Given that the current influence of AI or social commerce might have been unthinkable 10 years ago, it can feel impossible for technology leaders to accurately forecast the landscape in which they’ll be operating 10 years from now.

To obviate this, bring it back to that ‘North Star’ of long-term value and sustainable growth, recommends Cobb, and make changes that align with those immovable goals, no matter how the technology shapeshifts.

“It’s about having a strategy that is your North Star, but being willing to adapt, evolve and pivot when you need to. That’s really important”

– Ben Cobb, technology transformation director, KPMG UK

This certainly rings true for Sue Bell, former head of technology at M&S, and newly appointed chief technical officer at The Compleat Food Group, a role that combines technical, ESG and safety, health and environment (SHE) functions.

“Fmcg businesses can navigate this backdrop [of rapid change] by combining curiosity and agility, and anchoring both firmly in food safety, cost control and outcomes that genuinely strengthen the business,” she says. “That means starting with the business problem rather than the technology, ensuring investment delivers clear value, and using tools like AI to enable better decisions, supported by strong data, governance and a ‘quality over quantity’ approach.”

Prioritising ‘no regrets’ moves

Torn between fluctuating and competing demands, there are some “no regrets” actions that can help keep technology leaders on course whatever the future holds, says Cobb.

This includes foundational steps like cleaning up data. After all, “the time and cost of addressing data problems after the fact caps your ability to deploy and realise the value of your technology investments and, ultimately, impacts your ROI, ” he says.

“It also means that when you do start to deploy AI tools and platforms, you’re able to utilise their full power and capacity to drive decisions from the outset. Data is fundamental to all of that.”

“When you harness the capability and insight of the whole team, you create more effective, sustainable change”

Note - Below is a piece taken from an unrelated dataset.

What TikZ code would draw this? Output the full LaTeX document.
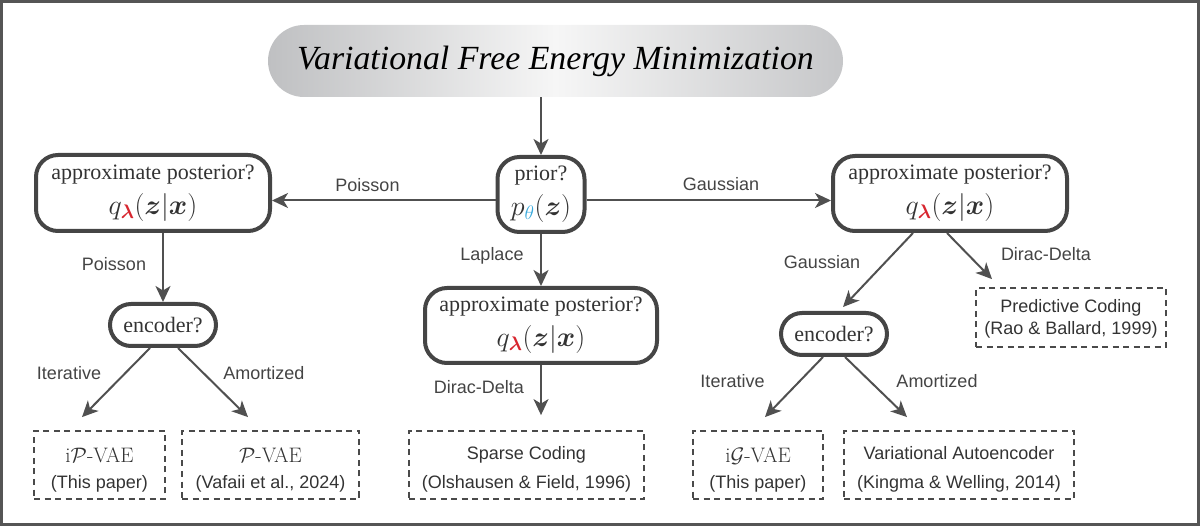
\documentclass[tikz,border=0pt]{standalone}
\usepackage{fix-cm}
\usepackage{amsmath}
\usepackage{bm}
\usepackage[no-math]{fontspec}
\setmainfont{Liberation Serif}
\setsansfont{Liberation Sans}
\newfontfamily\lmrfont{Latin Modern Roman}
\usetikzlibrary{arrows.meta,calc}
\definecolor{boxc}{HTML}{454545}
\definecolor{arrc}{HTML}{505050}
\definecolor{dashc}{HTML}{4A4A4A}
\definecolor{txtc}{HTML}{333333}
\definecolor{lblc}{HTML}{444444}
\definecolor{framec}{HTML}{555555}
\definecolor{lamred}{HTML}{D7262F}
\definecolor{thetablue}{HTML}{39A9DC}
\definecolor{pillL}{HTML}{BFC0C2}
\definecolor{pillM}{HTML}{F6F6F6}
\definecolor{pillR}{HTML}{C6C7C9}
\newcommand{\qlx}{{\fontsize{28}{30}\selectfont $q_{\textcolor{lamred}{\bm{\lambda}}}(\bm{z}|\bm{x})$}}
\newcommand{\ptz}{{\fontsize{28}{30}\selectfont $p_{\textcolor{thetablue}{\theta}}(\bm{z})$}}
\tikzset{
  qbox/.style={draw=boxc, line width=4pt, rounded corners=22pt, align=center,
    font=\fontsize{22}{35}\selectfont, text=txtc, inner sep=0pt},
  encbox/.style={draw=boxc, line width=4pt, rounded corners=21pt, minimum width=106pt,
    minimum height=42pt, inner sep=0pt, font=\fontsize{22}{26}\selectfont, text=txtc},
  dboxA/.style={draw=dashc, line width=1.8pt, dash pattern=on 6pt off 4.5pt,
    minimum height=68pt, align=center, inner sep=0pt, text=txtc,
    font=\sffamily\fontsize{18}{29.5}\selectfont},
  dboxB/.style={dboxA, font=\sffamily\fontsize{18}{26.5}\selectfont},
  arr/.style={draw=arrc, line width=2pt, -{Stealth[length=16pt,width=15pt,inset=4.5pt]}},
  lbl/.style={font=\sffamily\fontsize{18}{20}\selectfont, text=lblc, anchor=base, inner sep=0pt},
}
\begin{document}
\begin{tikzpicture}[x=1pt,y=-1pt]
\useasboundingbox (0,0) rectangle (1200,526);
\draw[line width=3pt, framec] (1.5,1.5) rectangle (1198.5,524.5);

% title
\node[rounded corners=36pt, minimum width=575pt, minimum height=72pt, inner sep=0pt,
  left color=pillL, right color=pillR, middle color=pillM,
  font=\fontsize{33.8}{36}\selectfont\itshape, text=black] (title) at (555.5,61)
  {Variational Free Energy Minimization};

% question boxes
\node[qbox, minimum width=87pt, minimum height=75pt] (prior) at (541,194.5)
  {prior?\\\ptz};
\node[qbox, minimum width=234pt, minimum height=76pt] (lpost) at (153,193)
  {approximate posterior?\\\qlx};
\node[qbox, minimum width=234pt, minimum height=75pt] (rpost) at (950,193.5)
  {approximate posterior?\\\qlx};
\node[qbox, minimum width=232pt, minimum height=75pt] (cpost) at (541,325.5)
  {approximate posterior?\\\qlx};
\node[encbox] (lenc) at (163,325) {encoder?};
\node[encbox] (renc) at (834,334) {encoder?};

% result boxes
\node[dboxB, minimum width=131pt] (ipvae) at (99.5,465)
  {\rule{0pt}{24.3pt}{\lmrfont\fontsize{21}{26.5}\selectfont i$\mathcal{P}$-VAE}\\(This paper)};
\node[dboxB, minimum width=177pt] (pvae) at (270.5,465)
  {\rule{0pt}{24.3pt}{\lmrfont\fontsize{21}{26.5}\selectfont $\mathcal{P}$-VAE}\\(Vafaii et al., 2024)};
\node[dboxA, minimum width=235pt] (sparse) at (526.5,465)
  {\rule{0pt}{21.3pt}Sparse Coding\\(Olshausen \& Field, 1996)};
\node[dboxB, minimum width=130pt] (igvae) at (758,465)
  {\rule{0pt}{24.3pt}{\lmrfont\fontsize{21}{26.5}\selectfont i$\mathcal{G}$-VAE}\\(This paper)};
\node[dboxA, minimum width=230pt] (vae) at (959,465)
  {\rule{0pt}{21.3pt}Variational Autoencoder\\(Kingma \& Welling, 2014)};
\node[dboxA, minimum width=190pt, minimum height=59pt, font=\sffamily\fontsize{18}{22}\selectfont] (pred) at (1071,317.5)
  {\rule{0pt}{15.4pt}Predictive Coding\\(Rao \& Ballard, 1999)};

% connectors
\draw[arr] (prior.north |- title.south) -- (prior.north);
\draw[arr] ($(prior.west)+(0,6)$) coordinate (pw) -- (pw -| lpost.east);
\draw[arr] ($(prior.east)+(0,6)$) coordinate (pe) -- (pe -| rpost.west);
\draw[arr] (prior.south) -- (cpost.north);
\draw[arr] (lenc.north |- lpost.south) -- (lenc.north);
\draw[arr] ($(lenc.south)+(-13,0)$) -- ($(ipvae.north)+(-17.5,-13)$);
\draw[arr] ($(lenc.south)+(15,0)$) -- ($(pvae.north)+(-22.5,-13)$);
\draw[arr] (cpost.south) -- ($(cpost.south |- sparse.north)+(0,-15)$);
\draw[arr] ($(rpost.south)+(-37,0)$) -- ($(renc.north)+(9,-4)$);
\draw[arr] ($(rpost.south)+(-3,0)$) -- ($(pred.north)+(-79,-8)$);
\draw[arr] ($(renc.south)+(-11,0)$) -- ($(igvae.north)+(7,-13)$);
\draw[arr] ($(renc.south)+(11,0)$) -- ($(vae.north)+(-52,-13)$);

% labels
\node[lbl] (lPoisH) at (367.5,191.5) {Poisson};
\node[lbl] (lGausH) at (721,191) {Gaussian};
\node[lbl] (lLap) at (492,261) {Laplace};
\node[lbl] (lPoisV) at (114,270.5) {Poisson};
\node[lbl] (lItL) at (69,380) {Iterative};
\node[lbl] (lAmL) at (264,380) {Amortized};
\node[lbl] (lDirC) at (479,394) {Dirac-Delta};
\node[lbl] (lGausR) at (822,269) {Gaussian};
\node[lbl] (lDirR) at (1046,260.5) {Dirac-Delta};
\node[lbl] (lItR) at (732.5,388) {Iterative};
\node[lbl] (lAmR) at (937,388) {Amortized};
\end{tikzpicture}
\end{document}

– Sue Bell, chef technical officer, The Compleat Food Group

Equally, make sure you optimise your existing cost base in order to meet increasing business demands and rising technology costs, whatever direction these may take, adds Cobb. Understanding the levers you can pull and the impact of these is crucial – whether that’s fundamental changes to your operating model, optimising your 3rd party spend or rationalising your application estate.

However, perhaps most crucial is looking at how you collaborate and coordinate with other senior leaders across the business in making these tough trade-offs around technology.

“When you tackle challenges with clarity of purpose and harness the capability and insight of the whole team, you create more effective, sustainable change and better outcomes for customers and the business,” says Bell.

These decisions need to be a shared endeavour across the C-suite, says Cobb. The traditional lines between technology and the rest of the business have blurred, and that means that everyone in senior leadership, not only a CIO or CTO, needs to understand the options, the uncertainties and the compromises.

The complexities, too, points out Poulter. For example, “no one was sat around having an ethical dilemma about whether or not their email provider was going do a deal with the US Department of Defense. Now, that’s the type of thing that you actually have to consider when choosing AI models.”

Yes, technology leaders are no strangers to being asked to do more with less. But now, as that pressure ramps up a notch, they shouldn’t have to shoulder these decisions alone.